By offering extended payment terms, B2B merchants can grow revenue, stand out from the competition, and free-up working capital.
Not all business transactions feel like wins. Be it undervaluing your product or giving away too much for free, we’ve all had the feeling of missed opportunity when making a sale.
B2B sales are particularly complex, and often inefficiencies in the process are as detrimental to your margin as lowballing your price. Without a digitised buyer experience and flexible payment terms on offer you’re leaving money on the table no matter the sale price.
From increasing the number and size of orders, to reducing the friction and costs of doing business, digitising your trade credit with B2B payments will boost your revenue and let you outpace the competition. Here’s why.
Payment terms as a competitive advantage
Are you manually performing credit and fraud checks on buyers? Instead of assessing their eligibility and offering standard trade credit terms funded off your balance sheet, there's a slicker way to offer payment terms to increase your share of a buyer’s wallet.
Imagine a buyer needs £20,000 of wholesale goods on 30 day payment terms. If you can't offer this, you'll either get a smaller order (as they split their purchase across multiple suppliers) or miss out entirely. But if you can offer this on credit, you’ll get the full share of their wallet and the buyer’s full loyalty (as they’ll come to you next time instead of shopping around).
Funding off your balance sheet often means taking a conservative view on setting spending limits. After-all the credit checks and credit control sits with your team, and it's company money being used to fund the payment terms. However, working with a thrid party to offer this means you outsource the risk, collection process and can offer those larger limits to win full share of wallet.
What’s more, digitising your payment terms works as a lead generation and sales tool. Your marketing team can differentiate your offer from competitors by offering a personalised, pre-approved spending limit to buyers at compaines you want to win. Your sales team can also close more deals faster by having access to instant credit and fraud decisioning software. Gone are the days of applying for finance and being slowed down by your finance team.
In short: if you’re not using payment terms as a growth tool, you’re leaving money on the table.
Payment terms as revenue expansion
Many B2B merchants only offer terms to large distributors and buyers they know well, but digitising your trade credit widens the addressable market. Instant background checks can tell you whether you should trade with a new buyer and what spending limit to offer. Payment terms can be offered to first-time buyers and international companies, cutting out the need for middlemen and capturing more of the margin.

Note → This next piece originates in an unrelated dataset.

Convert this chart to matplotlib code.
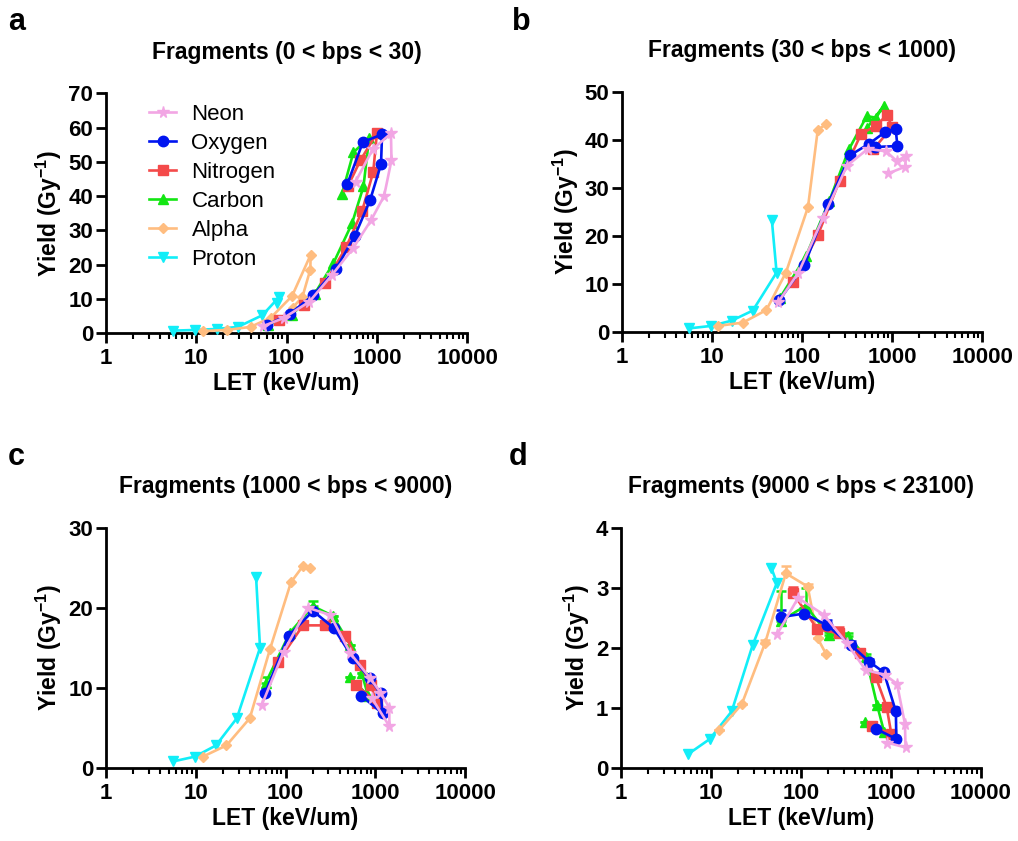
import numpy as np
import matplotlib
matplotlib.use('Agg')
import matplotlib.pyplot as plt

plt.rcParams['font.family'] = ['Liberation Sans', 'DejaVu Sans']
plt.rcParams['mathtext.default'] = 'regular'

# --- data: LET (keV/um) and yield (Gy^-1) per ion and panel ---
ions = ['Neon', 'Oxygen', 'Nitrogen', 'Carbon', 'Alpha', 'Proton']
colors = ['#F2A6E4', '#0015F0', '#F44A4A', '#13E613', '#FFBD80', '#12EEF8']
markers = ['*', 'o', 's', '^', 'D', 'v']
msizes = [8.5, 7.5, 7.5, 7.5, 5, 7.5]

# panel a: 0 < bps < 30
a_neon_let = [55, 93, 178, 317, 542, 860, 1200, 1450, 1430, 900, 580]
a_neon_y = [2.0, 4.4, 9.1, 16.9, 24.7, 32.9, 40.0, 50.5, 58.3, 53.7, 44.2]
a_oxygen_let = [60, 108, 196, 350, 570, 840, 1110, 1140, 700, 470]
a_oxygen_y = [2.3, 5.5, 11.0, 18.6, 28.4, 38.8, 49.3, 58.0, 55.8, 43.5]
a_nitrogen_let = [83, 154, 268, 455, 685, 910, 1000, 655, 478]
a_nitrogen_y = [3.8, 8.2, 14.7, 25.0, 35.6, 47.0, 58.4, 50.4, 42.9]
a_carbon_let = [62, 114, 205, 330, 530, 710, 820, 550, 410]
a_carbon_y = [2.3, 5.4, 11.5, 20.4, 32.0, 42.8, 57.0, 52.8, 40.6]
a_alpha_let = [12, 22, 40, 67, 115, 185, 183, 150, 117]
a_alpha_y = [0.6, 0.9, 1.8, 4.5, 10.8, 22.9, 18.5, 10.6, 7.4]
a_proton_let = [5.6, 9.7, 17, 29, 54, 82, 79]
a_proton_y = [0.7, 0.9, 1.2, 1.8, 5.2, 10.4, 8.7]

# panel b: 30 < bps < 1000
b_neon_let = [54, 91, 170, 314, 535, 850, 1120, 1420, 1390, 900]
b_neon_y = [6.2, 12.4, 23.7, 34.6, 38.1, 37.6, 35.6, 36.6, 34.4, 33.0]
b_oxygen_let = [56, 106, 194, 342, 555, 830, 1090, 1140, 640]
b_oxygen_y = [6.7, 14.0, 26.7, 36.8, 39.2, 41.6, 42.3, 38.7, 38.5]
b_nitrogen_let = [80, 150, 260, 450, 655, 870, 1000, 615]
b_nitrogen_y = [10.5, 20.3, 31.5, 41.2, 42.9, 45.1, 42.7, 38.0]
b_carbon_let = [57, 110, 200, 330, 520, 660, 800, 525]
b_carbon_y = [7.2, 15.8, 27.3, 38.0, 44.9, 44.6, 47.0, 42.5]
b_alpha_let = [11.6, 22, 40, 66, 116, 149, 185]
b_alpha_y = [1.3, 2.0, 4.6, 12.4, 26.0, 42.1, 43.2]
b_proton_let = [5.6, 9.7, 16.5, 28.3, 52, 46]
b_proton_y = [0.8, 1.3, 2.4, 4.5, 12.4, 23.4]

# panel c: 1000 < bps < 9000
c_neon_let = [54.6, 95, 177, 315, 527, 875, 1140, 1430, 1430, 915]
c_neon_y = [7.9, 14.5, 20.0, 19.1, 14.3, 11.2, 9.4, 7.5, 5.2, 8.7]
c_oxygen_let = [59.5, 108, 202, 342, 563, 860, 1150, 1200, 700]
c_oxygen_y = [9.4, 16.5, 19.6, 17.5, 13.7, 11.2, 9.3, 6.8, 9.0]
c_nitrogen_let = [82, 156, 272, 463, 680, 890, 1030, 610]
c_nitrogen_y = [13.2, 17.8, 17.8, 16.5, 12.8, 10.4, 8.1, 10.4]
c_carbon_let = [60, 112, 202, 334, 525, 705, 830, 516]
c_carbon_y = [10.6, 16.9, 20.2, 19.0, 15.4, 11.8, 9.0, 11.4]
c_carbon_err = [0.8, 0, 0.6, 0, 0, 0, 0, 0]
c_alpha_let = [12, 22, 40, 67, 115, 156, 188]
c_alpha_y = [1.4, 2.8, 6.2, 14.8, 23.2, 25.2, 25.0]
c_proton_let = [5.6, 9.8, 16.8, 28.7, 52, 47]
c_proton_y = [0.8, 1.4, 2.8, 6.2, 15.0, 23.8]

# panel d: 9000 < bps < 23100
d_neon_let = [54.5, 93, 180, 322, 524, 855, 1170, 1434, 1455, 906]
d_neon_y = [2.23, 2.83, 2.55, 2.08, 1.63, 1.55, 1.40, 0.73, 0.34, 0.42]
d_oxygen_let = [59.5, 108, 193, 357, 574, 836, 1136, 1150, 681]
d_oxygen_y = [2.51, 2.57, 2.38, 2.05, 1.77, 1.59, 0.94, 0.48, 0.65]
d_oxygen_err = [0.12, 0.1, 0.08, 0.06, 0.05, 0, 0, 0, 0]
d_nitrogen_let = [82, 152, 266, 459, 676, 896, 1010, 610]
d_nitrogen_y = [2.91, 2.31, 2.24, 1.92, 1.52, 1.02, 0.57, 0.69]
d_nitrogen_err = [0.1, 0, 0.1, 0.06, 0, 0, 0, 0]
d_carbon_let = [60, 113, 203, 334, 525, 705, 840, 516]
d_carbon_y = [2.45, 2.70, 2.22, 2.20, 1.85, 1.04, 0.60, 0.76]
d_carbon_err = [0.5, 0.3, 0.04, 0.05, 0.05, 0, 0, 0]
d_alpha_let = [12.4, 22, 40, 68, 119, 153, 190]
d_alpha_y = [0.63, 1.06, 2.08, 3.24, 3.02, 2.16, 1.90]
d_alpha_err = [0, 0, 0.05, 0.12, 0.04, 0, 0]
d_proton_let = [5.6, 9.7, 17, 29, 54, 47]
d_proton_y = [0.23, 0.48, 0.94, 2.04, 3.08, 3.33]

titles = ['Fragments (0 < bps < 30)', 'Fragments (30 < bps < 1000)',
          'Fragments (1000 < bps < 9000)', 'Fragments (9000 < bps < 23100)']
letters = ['a', 'b', 'c', 'd']
ymax = [70, 50, 30, 4]
ystep = [10, 10, 10, 1]

panels = [
    [(a_neon_let, a_neon_y, None), (a_oxygen_let, a_oxygen_y, None),
     (a_nitrogen_let, a_nitrogen_y, None), (a_carbon_let, a_carbon_y, None),
     (a_alpha_let, a_alpha_y, None), (a_proton_let, a_proton_y, None)],
    [(b_neon_let, b_neon_y, None), (b_oxygen_let, b_oxygen_y, None),
     (b_nitrogen_let, b_nitrogen_y, None), (b_carbon_let, b_carbon_y, None),
     (b_alpha_let, b_alpha_y, None), (b_proton_let, b_proton_y, None)],
    [(c_neon_let, c_neon_y, None), (c_oxygen_let, c_oxygen_y, None),
     (c_nitrogen_let, c_nitrogen_y, None), (c_carbon_let, c_carbon_y, c_carbon_err),
     (c_alpha_let, c_alpha_y, None), (c_proton_let, c_proton_y, None)],
    [(d_neon_let, d_neon_y, None), (d_oxygen_let, d_oxygen_y, d_oxygen_err),
     (d_nitrogen_let, d_nitrogen_y, d_nitrogen_err), (d_carbon_let, d_carbon_y, d_carbon_err),
     (d_alpha_let, d_alpha_y, d_alpha_err), (d_proton_let, d_proton_y, None)],
]

positions = [[0.104, 0.604, 0.355, 0.285], [0.611, 0.605, 0.354, 0.286],
             [0.104, 0.087, 0.353, 0.2855], [0.610, 0.087, 0.3535, 0.2855]]
letter_pos = [(0.008, 0.992), (0.503, 0.992), (0.008, 0.475), (0.500, 0.475)]

fig = plt.figure(figsize=(10.18, 8.41), dpi=100)

for p in range(4):
    ax = fig.add_axes(positions[p])
    handles = [None] * 6
    # draw in reverse so Neon ends on top
    for i in reversed(range(6)):
        let, y, err = panels[p][i]
        if err is not None:
            ax.errorbar(let, y, yerr=[np.zeros(len(err)), err], fmt='none',
                        ecolor=colors[i], elinewidth=1.8, capsize=3.5, capthick=1.8, zorder=2 + i * 0.01)
        h, = ax.plot(let, y, color=colors[i], marker=markers[i], markersize=msizes[i],
                     linewidth=1.9, markeredgewidth=1, markeredgecolor=colors[i],
                     label=ions[i], zorder=3 + (6 - i) * 0.1, clip_on=False)
        handles[i] = h

    ax.set_xscale('log')
    ax.set_xlim(1, 10000)
    ax.set_ylim(0, ymax[p])
    ax.set_xticks([1, 10, 100, 1000, 10000])
    ax.set_xticklabels(['1', '10', '100', '1000', '10000'])
    ax.set_yticks(np.arange(0, ymax[p] + 0.01, ystep[p]))
    ax.set_yticklabels([str(int(v)) for v in np.arange(0, ymax[p] + 0.01, ystep[p])])
    ax.spines['top'].set_visible(False)
    ax.spines['right'].set_visible(False)
    ax.spines['left'].set_linewidth(2)
    ax.spines['bottom'].set_linewidth(2)
    ax.tick_params(axis='both', which='major', length=7, width=2, labelsize=16)
    ax.tick_params(axis='x', which='major', pad=4)
    ax.tick_params(axis='y', which='major', pad=2)
    ax.tick_params(axis='x', which='minor', length=4, width=1.5)
    for lab in ax.get_xticklabels() + ax.get_yticklabels():
        lab.set_fontweight('bold')
    ax.set_xlabel('LET (keV/um)', fontsize=16.5, fontweight='bold', labelpad=2)
    ax.set_ylabel('Yield (Gy$^{-1}$)', fontsize=16.5, fontweight='bold', labelpad=3)
    ax.set_title(titles[p], fontsize=16.5, fontweight='bold', pad=25)
    fig.text(letter_pos[p][0], letter_pos[p][1], letters[p], fontsize=22,
             fontweight='bold', va='top', ha='left')

    if p == 0:
        ax.legend(handles=handles, loc='upper left', bbox_to_anchor=(0.12, 0.955),
                  frameon=False, fontsize=16, numpoints=1, handlelength=1.2,
                  handletextpad=0.7, labelspacing=0.36, borderaxespad=0, borderpad=0)

fig.savefig('out.png', dpi=100)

In addition, with flexible payment terms you’re not only selling to more buyers, you’re able to sell them more too. By providing the spending limit to fund larger order sizes with better unit economics, buyers will purchase larger volumes. By offering market-beating limits, deferred payment terms and various payment methods, you’re simplifying the buying process and encouraging more frequent orders.
In short: without digitising payment terms, you’re fishing in a smaller pool and leaving money on the table.
Payment terms as working capital
Banks make money from money - borrowing funds from depositors and making interest on loans. But as a B2B merchant, every time you offer trade credit or payment terms, you’re funding interest-free loans from your balance sheet and tying up your working capital. You’re like a bank that’s lending for free to your buyers, which has two obvious downsides. First, you could be spending the money to grow your business by funding sales, marketing, hiring or product development. Second, you’re putting your own capital at risk and spending time assessing credit worthiness and fraud exposure for each buyer.
But if you outsource this to a specialist provider like Kriya, you offload the risk and liquidity for funding payment terms, plus free up your finance team’s time for more valuable tasks. This has a major cash flow benefit too. You'll get paid in full after delivery is confirmed, while your buyer pays later on the ters they choose. Typically, buyers make larger orders if they have longer payment terms (i.e. 60 days+), but instead of waiting two months for payment, you can get paid in advance and source stock to fulfil their orders.
In short: if you’re managing payment terms internally, you’re leaving money on the table.
Get ahead of the competitors
The concept of digitising your payment terms is simple: the easier you make the buying process, the more businesses will buy from you. By offering instant, flexible terms, higher spending limits and more ways to pay, you’ll capture greater market share.
Business buyers increasingly expect the flexibility and immediacy we are accustomed to as consumer payments.
By digitising your trade credit with B2B Payments you offer:
- A frictionless buyer experience that is instant and easy to use
- Flexible payment terms and many ways to pay
- A multichannel experience that works for buyers across online and offline sales channels.
Digitising trade credit with B2B payments is relatively new and early adopters stand to dominate their market. By offering B2B payments before your rivals, you’ll maximise your revenue potential and see the biggest gains in market share.
In short: with digitised payment terms, you’re taking all the money from a larger table.